My grandfather on my mother’s side was a twin who fell out with his father and, at the age of 19 in 1912, was handed a one-way ticket to Australia. The rugged conditions he encountered laboring on a sheep ranch near Perth were not at all to his liking. So, when WWI broke out, he volunteered with the Australian Light Horse and was shipped to Egypt as part of the same regiment whose story is told in the movie Gallipoli.

The Gallipoli peninsula in southwest Turkey lies on the west side of the narrow Dardanelles channel that forms part of the only sea route between the Mediterranean and the Black Sea. It has been heavily fortified, and fought over, for centuries. Today, it is an easy half-day drive from Istanbul. In 1915, Allied troops were transported from the training bases in Egypt and landed on the peninsula.

Although the battlefields occupied only a few square miles, more than 100,000 soldiers lost their lives in the nine months of the campaign. The Allies eventually withdrew from the stalemate. For Australians, though, the conflict was their first as an independent nation and is regarded as a keystone element of their national identity. In particular, they cherish the memory of an impossibly brave yet suicidal charge, depicted as the final scene in the movie, along a ridge called the Nek. More than 300 lives were lost in the space of a few minutes on a patch of ground the size of three or four tennis courts.

The trenches at the Nek are still clearly discernible a century later. I stood in one and wondered how I might have conducted myself in the circumstances. There was nobody else around, and it was uncomfortable to have to reconcile the tranquility and the beautiful view over the ocean with the terror that must have predominated the last time a member of my family was there.
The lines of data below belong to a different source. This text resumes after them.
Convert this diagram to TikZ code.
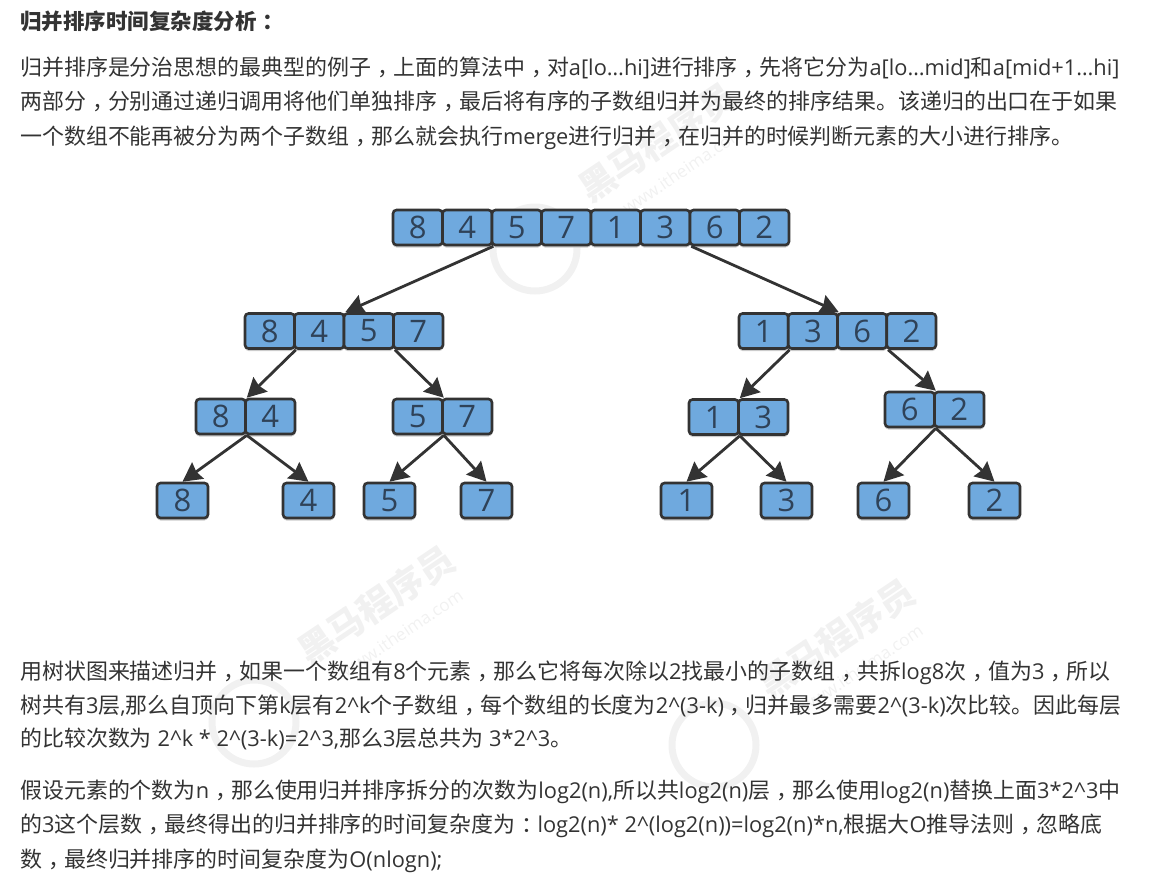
\documentclass[tikz,border=0pt]{standalone}
\usepackage{fontspec}
\usepackage{xcolor}
\setmainfont{Open Sans}
\newfontfamily\cjk{Noto Sans CJK SC}
\usetikzlibrary{arrows.meta,positioning,shadows}
\definecolor{inkgray}{HTML}{333333}
\definecolor{cellblue}{HTML}{6FA9DE}
\definecolor{digitblue}{HTML}{2F4258}
\definecolor{markgray}{HTML}{F1F1F1}
\tikzset{
  cell/.style={draw=inkgray, line width=2.6pt, rounded corners=3.5pt, fill=cellblue, minimum height=35pt, inner sep=0pt, text=digitblue, font=\fontsize{31}{31}\selectfont, general shadow={shadow xshift=0pt, shadow yshift=-2.5pt, fill=black!20}},
  link/.style={-{Stealth[length=19pt,width=20pt,inset=2pt]}, line width=2.8pt, draw=inkgray},
  textline/.style={anchor=base west, inner sep=0pt, text=inkgray, font=\fontsize{21.95}{22}\cjk},
  wmark/.style={text=markgray, inner sep=0pt, rotate=34},
  wlogo/.style={circle, draw=markgray, line width=7pt, minimum size=84pt}
}
% latin runs in the text, and the centred full-width comma
\newcommand{\lat}[1]{{\fontsize{21.8}{22}\rmfamily #1}}
\newcommand{\cm}{\kern6pt，\kern-6pt}
% one row of cells: name, left edge, centre y, cell width, digits
\newcommand{\cellrow}[5]{%
  \foreach \val [count=\i] in {#5} {
    \node[cell, minimum width=#4pt] (#1-\i) at ({#2+(\i-0.5)*#4},#3) {\val};
  }
}
\begin{document}
\begin{tikzpicture}[x=1pt, y=-1pt]
  \useasboundingbox (0,0) rectangle (1164,873);

  % Watermarks
  \node[wmark, font=\fontsize{36}{36}\cjk\bfseries] (mark1) at (657,142) {黑马程序员};
  \node[wmark, font=\fontsize{36}{36}\cjk\bfseries] (mark2) at (376,605) {黑马程序员};
  \node[wmark, font=\fontsize{36}{36}\cjk\bfseries] (mark3) at (836,638) {黑马程序员};
  \node[wmark, font=\fontsize{17}{17}\selectfont] (site1) at (683,170) {www.itheima.com};
  \node[wmark, font=\fontsize{17}{17}\selectfont] (site2) at (402,633) {www.itheima.com};
  \node[wmark, font=\fontsize{17}{17}\selectfont] (site3) at (862,668) {www.itheima.com};
  \node[wlogo] (logo1) at (535,249) {};
  \node[wlogo] (logo2) at (254,722) {};
  \node[wlogo] (logo3) at (714,745) {};

  % Text above the tree
  \node[textline, font=\fontsize{21.5}{21.5}\cjk\bfseries] (title) at (20,29) {归并排序时间复杂度分析\kern6pt：};
  \node[textline] (par1a) at (20,75) {归并排序是分治思想的最典型的例子\cm 上面的算法中\cm 对\lat{a[lo…hi]}进行排序\cm 先将它分为\lat{a[lo…mid]}和\lat{a[mid+1…hi]}};
  \node[textline] (par1b) at (20,109) {两部分\cm 分别通过递归调用将他们单独排序\cm 最后将有序的子数组归并为最终的排序结果。该递归的出口在于如果};
  \node[textline] (par1c) at (20,144) {一个数组不能再被分为两个子数组\cm 那么就会执行\lat{merge}进行归并\cm 在归并的时候判断元素的大小进行排序。};

  % Tree
  \cellrow{top}{393}{227.5}{49.5}{8,4,5,7,1,3,6,2}
  \cellrow{lefta}{245}{331}{49.5}{8,4,5,7}
  \cellrow{righta}{739}{331}{49.25}{1,3,6,2}
  \cellrow{lla}{196}{416.5}{49.5}{8,4}
  \cellrow{lra}{393}{416.5}{49.5}{5,7}
  \cellrow{rla}{689}{417}{49.5}{1,3}
  \cellrow{rra}{885}{409.5}{49.5}{6,2}
  \cellrow{leafa}{157}{500.5}{51}{8}
  \cellrow{leafb}{283}{500.5}{51}{4}
  \cellrow{leafc}{364}{500.5}{51}{5}
  \cellrow{leafd}{461}{500.5}{51}{7}
  \cellrow{leafe}{661}{500.5}{51}{1}
  \cellrow{leaff}{761}{500.5}{51}{3}
  \cellrow{leafg}{858}{500.5}{51}{6}
  \cellrow{leafh}{969}{500.5}{51}{2}

  \draw[link] (top-2.south east) -- (lefta-2.north east);
  \draw[link] (top-6.south east) -- (righta-2.north east);
  \draw[link] (lefta-1.south east) -- (lla-1.north east);
  \draw[link] (lefta-3.south east) -- (lra-1.north east);
  \draw[link] (righta-1.south east) -- (rla-1.north east);
  \draw[link] (righta-3.south east) -- (rra-1.north east);
  \draw[link] (lla-1.south east) -- (leafa-1.north);
  \draw[link] (lla-1.south east) -- (leafb-1.north);
  \draw[link] (lra-1.south east) -- (leafc-1.north);
  \draw[link] (lra-1.south east) -- (leafd-1.north);
  \draw[link] (rla-1.south east) -- (leafe-1.north);
  \draw[link] (rla-1.south east) -- (leaff-1.north);
  \draw[link] (rra-1.south east) -- (leafg-1.north);
  \draw[link] (rra-1.south east) -- (leafh-1.north);

  % Text below the tree
  \node[textline] (par2a) at (20,679) {用树状图来描述归并\cm 如果一个数组有\lat{8}个元素\cm 那么它将每次除以\lat{2}找最小的子数组\cm 共拆\lat{log8}次\cm 值为\lat{3}\cm 所以};
  \node[textline] (par2b) at (20,713) {树共有\lat{3}层\lat{,}那么自顶向下第\lat{k}层有\lat{2\^{}k}个子数组\cm 每个数组的长度为\lat{2\^{}(3-k)}\cm 归并最多需要\lat{2\^{}(3-k)}次比较。因此每层};
  \node[textline] (par2c) at (20,746) {的比较次数为\lat{ 2\^{}k * 2\^{}(3-k)=2\^{}3,}那么\lat{3}层总共为\lat{ 3*2\^{}3}。};
  \node[textline] (par3a) at (20,798) {假设元素的个数为\lat{n}\cm 那么使用归并排序拆分的次数为\lat{log2(n),}所以共\lat{log2(n)}层\cm 那么使用\lat{log2(n)}替换上面\lat{3*2\^{}3}中};
  \node[textline] (par3b) at (20,832) {的\lat{3}这个层数\cm 最终得出的归并排序的时间复杂度为\kern6pt：\kern-6pt\lat{log2(n)* 2\^{}(log2(n))=log2(n)*n,}根据大\lat{O}推导法则\cm 忽略底};
  \node[textline] (par3c) at (20,867) {数\cm 最终归并排序的时间复杂度为\lat{O(nlogn);}};
\end{tikzpicture}
\end{document}
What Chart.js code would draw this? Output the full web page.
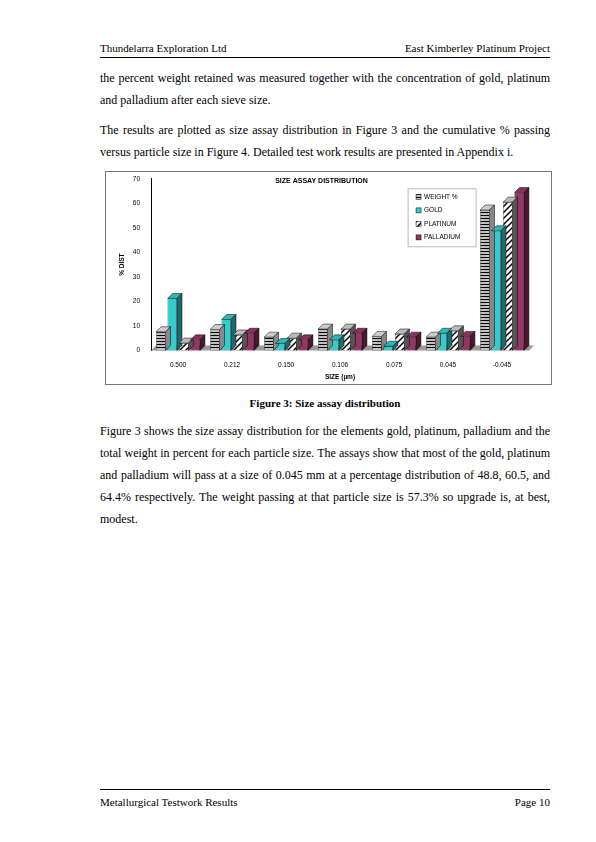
<!DOCTYPE html>
<html lang="en">
<head>
<meta charset="UTF-8">
<title>Size Assay Distribution</title>
<script src="https://cdn.jsdelivr.net/npm/chart.js"></script>
<style>
    body { margin: 0; width: 596px; height: 842px; background: #fff; font-family: "Liberation Serif", "Times New Roman", serif; color: #000; position: relative; }
    .hdr { position: absolute; left: 100px; right: 46px; top: 42px; font-size: 11px; border-bottom: 1px solid #000; padding-bottom: 3px; display: flex; justify-content: space-between; }
    .ftr { position: absolute; left: 100px; right: 46px; top: 789px; font-size: 11px; border-top: 1px solid #000; padding-top: 6px; display: flex; justify-content: space-between; }
    p { position: absolute; left: 100px; width: 450px; margin: 0; font-size: 12px; line-height: 22px; text-align: justify; }
    .chart-box { position: absolute; left: 105px; top: 171px; width: 445px; height: 212px; border: 1px solid #777; }
    .cap { position: absolute; left: 100px; width: 450px; top: 397px; text-align: center; font-weight: bold; font-size: 11px; }
</style>
</head>
<body>
<div class="hdr"><span>Thundelarra Exploration Ltd</span><span>East Kimberley Platinum Project</span></div>
<p style="top:67px">the percent weight retained was measured together with the concentration of gold, platinum and palladium after each sieve size.</p>
<p style="top:119px">The results are plotted as size assay distribution in Figure 3 and the cumulative % passing versus particle size in Figure 4. Detailed test work results are presented in Appendix i.</p>
<div class="chart-box"><canvas id="chart"></canvas></div>
<div class="cap">Figure 3: Size assay distribution</div>
<p style="top:420px">Figure 3 shows the size assay distribution for the elements gold, platinum, palladium and the total weight in percent for each particle size. The assays show that most of the gold, platinum and palladium will pass at a size of 0.045 mm at a percentage distribution of 48.8, 60.5, and 64.4% respectively. The weight passing at that particle size is 57.3% so upgrade is, at best, modest.</p>
<div class="ftr"><span>Metallurgical Testwork Results</span><span>Page 10</span></div>

<script>
    const sizes = ['0.500', '0.212', '0.150', '0.106', '0.075', '0.045', '-0.045'];
    const weight = [7.6, 8.5, 5.4, 8.7, 5.7, 5.4, 57.3];
    const gold = [21.2, 12.6, 2.8, 4.3, 1.7, 7.0, 48.8];
    const platinum = [3.0, 6.3, 5.0, 8.7, 6.7, 8.0, 60.5];
    const palladium = [4.3, 7.0, 4.3, 7.0, 5.4, 5.7, 64.4];

    function pattern(kind) {
        const c = document.createElement('canvas');
        c.width = 6; c.height = 6;
        const g = c.getContext('2d');
        g.fillStyle = '#fff'; g.fillRect(0, 0, 6, 6);
        g.strokeStyle = '#000'; g.lineWidth = 1.5;
        g.beginPath();
        if (kind === 'h') { g.moveTo(0, 1.5); g.lineTo(6, 1.5); g.moveTo(0, 4.5); g.lineTo(6, 4.5); }
        else { g.moveTo(0, 6); g.lineTo(6, 0); g.moveTo(-3, 3); g.lineTo(3, -3); g.moveTo(3, 9); g.lineTo(9, 3); }
        g.stroke();
        return g.createPattern(c, 'repeat');
    }

    const depth = 5;
    const sideColors = ['#888', '#1f6b6b', '#555', '#4a1630'];
    const topColors = ['#ccc', '#2fb5b5', '#bbb', '#8a3060'];

    const bar3d = {
        id: 'bar3d',
        beforeDatasetsDraw(chart) {
            const ctx = chart.ctx;
            const y = chart.scales.y, x = chart.scales.x;
            const base = y.getPixelForValue(0);
            ctx.save();
            ctx.fillStyle = '#999';
            ctx.beginPath();
            ctx.moveTo(x.left, base); ctx.lineTo(x.left + depth, base - depth);
            ctx.lineTo(x.right + depth, base - depth); ctx.lineTo(x.right, base);
            ctx.closePath(); ctx.fill();
            ctx.restore();
        },
        afterDatasetsDraw(chart) {
            const ctx = chart.ctx;
            ctx.save();
            ctx.strokeStyle = '#000'; ctx.lineWidth = 0.5;
            chart.data.datasets.forEach((ds, i) => {
                chart.getDatasetMeta(i).data.forEach(bar => {
                    const l = bar.x - bar.width / 2, r = bar.x + bar.width / 2, t = bar.y, b = bar.base;
                    ctx.fillStyle = topColors[i];
                    ctx.beginPath();
                    ctx.moveTo(l, t); ctx.lineTo(l + depth, t - depth); ctx.lineTo(r + depth, t - depth); ctx.lineTo(r, t);
                    ctx.closePath(); ctx.fill(); ctx.stroke();
                    ctx.fillStyle = sideColors[i];
                    ctx.beginPath();
                    ctx.moveTo(r, t); ctx.lineTo(r + depth, t - depth); ctx.lineTo(r + depth, b - depth); ctx.lineTo(r, b);
                    ctx.closePath(); ctx.fill(); ctx.stroke();
                });
            });
            // legend box, top right of the plot
            const area = chart.chartArea;
            const bx = area.left + area.width * 0.68, by = area.top + 10, bw = 68, bh = 58;
            ctx.fillStyle = '#fff';
            ctx.strokeStyle = '#777';
            ctx.fillRect(bx, by, bw, bh);
            ctx.strokeRect(bx, by, bw, bh);
            ctx.font = '6.5px Arial';
            ctx.textBaseline = 'middle';
            chart.data.datasets.forEach((ds, i) => {
                const ly = by + 8 + i * 13.5;
                ctx.fillStyle = ds.backgroundColor;
                ctx.fillRect(bx + 8, ly - 2.5, 5, 5);
                ctx.strokeStyle = '#000';
                ctx.strokeRect(bx + 8, ly - 2.5, 5, 5);
                ctx.fillStyle = '#000';
                ctx.fillText(ds.label, bx + 16, ly);
            });
            ctx.restore();
        }
    };

    new Chart(document.getElementById('chart'), {
        type: 'bar',
        data: {
            labels: sizes,
            datasets: [
                { label: 'WEIGHT %', data: weight, backgroundColor: pattern('h'), borderColor: '#000', borderWidth: 0.5 },
                { label: 'GOLD', data: gold, backgroundColor: '#33cccc', borderColor: '#000', borderWidth: 0.5 },
                { label: 'PLATINUM', data: platinum, backgroundColor: pattern('d'), borderColor: '#000', borderWidth: 0.5 },
                { label: 'PALLADIUM', data: palladium, backgroundColor: '#993366', borderColor: '#000', borderWidth: 0.5 }
            ]
        },
        options: {
            responsive: true,
            maintainAspectRatio: false,
            animation: false,
            layout: { padding: { top: 4, right: 22, left: 8, bottom: 2 } },
            datasets: { bar: { categoryPercentage: 0.85, barPercentage: 0.82 } },
            scales: {
                x: {
                    grid: { display: false },
                    border: { display: false },
                    ticks: { color: '#000', font: { size: 6.5, family: 'Arial' } },
                    title: { display: true, text: 'SIZE (µm)', color: '#000', font: { size: 6.5, weight: 'bold', family: 'Arial' }, padding: 1 }
                },
                y: {
                    min: 0, max: 70,
                    ticks: { stepSize: 10, color: '#000', font: { size: 6.5, family: 'Arial' } },
                    grid: { display: false, drawTicks: true },
                    border: { color: '#000' },
                    title: { display: true, text: '% DIST', color: '#000', font: { size: 6.5, weight: 'bold', family: 'Arial' } }
                }
            },
            plugins: {
                title: { display: true, text: 'SIZE ASSAY DISTRIBUTION', color: '#000', font: { size: 7, weight: 'bold', family: 'Arial' }, padding: { top: 0, bottom: -6 } },
                legend: { display: false },
                tooltip: { enabled: false }
            }
        },
        plugins: [bar3d]
    });
</script>
</body>
</html>
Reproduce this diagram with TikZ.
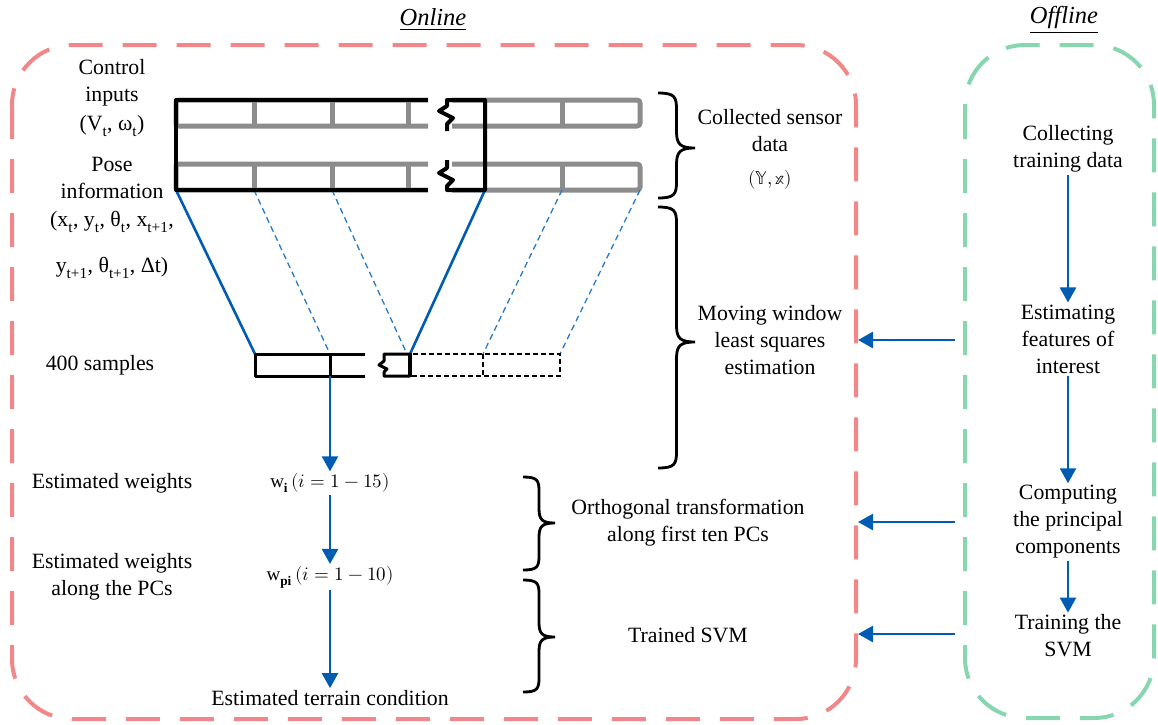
\documentclass[tikz,border=0pt]{standalone}
\usepackage{fontspec}
\usepackage{unicode-math}
\setmainfont{Liberation Serif}
\setmathfont{Latin Modern Math}
\usetikzlibrary{arrows.meta}

\definecolor{onlinepink}{RGB}{242,135,138}
\definecolor{offlinegreen}{RGB}{135,214,175}
\definecolor{bargray}{RGB}{140,140,140}
\definecolor{flowblue}{RGB}{0,92,178}
\definecolor{linkblue}{RGB}{40,122,200}

% curly brace opening to the right: x, top, bottom, tip height, depth
\newcommand{\curlyglyph}[5]{%
  \draw[bracestroke] (#1,#2)
    .. controls ({#1+0.45*#5},#2) and ({#1+0.5*#5},{#2+0.1*#5}) .. ({#1+0.5*#5},{#2+0.45*#5})
    -- ({#1+0.5*#5},{#4-0.45*#5})
    .. controls ({#1+0.5*#5},{#4-0.1*#5}) and ({#1+0.6*#5},#4) .. ({#1+#5},#4)
    .. controls ({#1+0.6*#5},#4) and ({#1+0.5*#5},{#4+0.1*#5}) .. ({#1+0.5*#5},{#4+0.45*#5})
    -- ({#1+0.5*#5},{#3-0.45*#5})
    .. controls ({#1+0.5*#5},{#3-0.1*#5}) and ({#1+0.45*#5},#3) .. (#1,#3);%
}

\begin{document}
\begin{tikzpicture}[x=1pt,y=-1pt,
  txt/.style={font=\fontsize{21.8}{27}\selectfont, align=center, inner sep=2pt},
  headtxt/.style={font=\fontsize{24.5}{28}\selectfont, inner sep=2pt},
  mathtxt/.style={font=\fontsize{19}{23}\selectfont, inner sep=2pt},
  region/.style={line width=4pt, dash pattern=on 34pt off 20pt, rounded corners=60pt},
  bar/.style={draw=bargray, line width=5pt},
  frame/.style={draw=black, line width=4pt, line join=round},
  flow/.style={draw=flowblue, line width=2.6pt, -{Triangle[width=16pt,length=15pt]}},
  link/.style={draw=flowblue, line width=2.6pt},
  dlink/.style={draw=linkblue, line width=1.3pt, dash pattern=on 6pt off 4pt},
  bracestroke/.style={draw=black, line width=2.8pt},
  ghost/.style={draw=black, line width=1.3pt, dash pattern=on 5pt off 3pt},
]
\useasboundingbox (0,0) rectangle (1158,724);

% the two processing regions
\draw[region, draw=onlinepink] (12,45) rectangle (856,719);
\draw[region, draw=offlinegreen] (965,45) rectangle (1154,718);
\node[headtxt] (online) at (433,20) {\underline{\textit{Online}}};
\node[headtxt] (offline) at (1064,20) {\underline{\textit{Offline}}};

% sensor data streams (two rows of cells, broken in the middle)
\foreach \t/\b in {100/126, 164/190} {
  \draw[bar, rounded corners=2pt] (428,\t) -- (176,\t) -- (176,\b) -- (428,\b);
  \draw[bar, rounded corners=3pt] (452,\t) -- (640,\t) -- (640,\b) -- (452,\b);
  \foreach \c in {254,332,408,562} \draw[bar] (\c,\t) -- (\c,\b);
}

% corners of the data window and of the sample window
\coordinate (dA) at (176,190);
\coordinate (dB) at (254,190);
\coordinate (dC) at (332,190);
\coordinate (dD) at (485,190);
\coordinate (dE) at (562,190);
\coordinate (dF) at (640,190);
\coordinate (sA) at (255,354);
\coordinate (sB) at (330,354);
\coordinate (sC) at (407,354);
\coordinate (sD) at (410,354);
\coordinate (sE) at (483,354);
\coordinate (sF) at (560,354);

% projection of the data window onto the samples
\draw[link] (dA) -- (sA);
\draw[link] (dD) -- (sD);
\draw[dlink] (dB) -- (sB);
\draw[dlink] (dC) -- (sC);
\draw[dlink] (dE) -- (sE);
\draw[dlink] (dF) -- (sF);

% black window over the data streams
\draw[frame] (428,100) -- (176,100) -- (176,190) -- (428,190);
\draw[frame] (447,131) -- (447,124) -- (453,118) -- (439,111) -- (447,106) -- (447,100)
  -- (485,100) -- (485,190) -- (447,190) -- (447,186) -- (453,180) -- (439,173) -- (447,168) -- (447,160);

% 400-sample window
\draw[frame, line width=3pt] (365,354) -- (255,354) -- (255,376) -- (365,376);
\draw[frame, line width=3pt] (330,354) -- (330,376);
\draw[frame, line width=3pt] (410,376) -- (384,376) -- (384,372) -- (387,369) -- (379,365)
  -- (384,361) -- (384,354) -- (410,354);
\draw[frame, line width=4.5pt] (410,353) -- (410,377);
\draw[ghost] (410,354) rectangle (560,376);
\draw[ghost] (483,354) -- (483,376);

% left-hand labels
\node[txt] (ctrl) at (112,83) {Control\\inputs};
\node[txt] (ctrlvars) at (112,126) {(V\textsubscript{t}, ω\textsubscript{t})};
\node[txt] (pose) at (112,178) {Pose\\information};
\node[txt] (posevars) at (112,245) {(x\textsubscript{t}, y\textsubscript{t}, θ\textsubscript{t}, x\textsubscript{t+1},\\[19pt]
  y\textsubscript{t+1}, θ\textsubscript{t+1}, Δt)};
\node[txt] (samples) at (100,365) {400 samples};
\node[txt] (estw) at (112,483) {Estimated weights};
\node[txt] (estwpc) at (112,577) {Estimated weights\\along the PCs};

% online chain
\coordinate (winout) at (330,376);
\node[mathtxt] (wi) at (330,483) {$\mathrm{w}_{\mathbf{i}}\,(i=1-15)$};
\node[mathtxt] (wpi) at (330,577) {$\mathrm{w}_{\mathbf{pi}}\,(i=1-10)$};
\node[txt] (terrain) at (330,698) {Estimated terrain condition};
\draw[flow] (winout) -- (wi);
\draw[flow] (wi) -- (wpi);
\draw[flow] (wpi) -- (terrain);

% braces and their descriptions
\curlyglyph{658}{93}{198}{148}{37}
\curlyglyph{658}{207}{468}{342}{37}
\curlyglyph{523}{477}{570}{523}{32}
\curlyglyph{523}{580}{692}{637}{32}
\node[txt] (sensor) at (770,131) {Collected sensor\\data};
\node[mathtxt] (sensorvars) at (770,180) {$(\symbb{Y},\symbb{x})$};
\node[txt] (mwls) at (770,340) {Moving window\\least squares\\estimation};
\node[txt] (ortho) at (688,523) {Orthogonal transformation\\along first ten PCs};
\node[txt] (svm) at (688,635) {Trained SVM};

% offline chain
\node[txt] (collect) at (1068,149) {Collecting\\training data};
\node[txt] (features) at (1068,339) {Estimating\\features of\\interest};
\node[txt] (pcs) at (1068,522) {Computing\\the principal\\components};
\node[txt] (train) at (1068,636) {Training the\\SVM};
\draw[flow] (collect) -- (features);
\draw[flow] (features) -- (pcs);
\draw[flow] (pcs) -- (train);

% offline results fed to the online stages
\coordinate (f1) at (955,340);
\coordinate (f2) at (955,522);
\coordinate (f3) at (955,634);
\coordinate (t1) at (858,340);
\coordinate (t2) at (858,522);
\coordinate (t3) at (858,634);
\draw[flow] (f1) -- (t1);
\draw[flow] (f2) -- (t2);
\draw[flow] (f3) -- (t3);
\end{tikzpicture}
\end{document}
My grandfather emerged from the war unscathed. His twin brother was less fortunate. Amidst the misery of the Ypres salient in Belgium, he was killed at the battle of Frezenberg Ridge in May 1915, in the very same week that my grandfather disembarked at Gallipoli. Along with 60,000 other poor souls, whose remains were never recovered from the mud and carnage around Ypres, his name is carved on the hulking Menin gate, where the silent honor roll reminds us of the cousins that we might now have, but for the lethal trajectory of a stray bullet or a randomly targeted artillery shell.

Traveling to the sites where our forebears risked everything may not entirely resolve the lingering unease felt by those of us who have only benefited from their sacrifice. But at least it ensures that we can better pass on their stories to future generations. They deserve that, and more. It’s a trip worth taking.


Richard Evans grew up in England. He emigrated to the United States in 1982 and has operated a small international management consultancy. Having traveled the world and seen the effects of tyranny, he is grateful, every day, to those who fought to preserve freedom.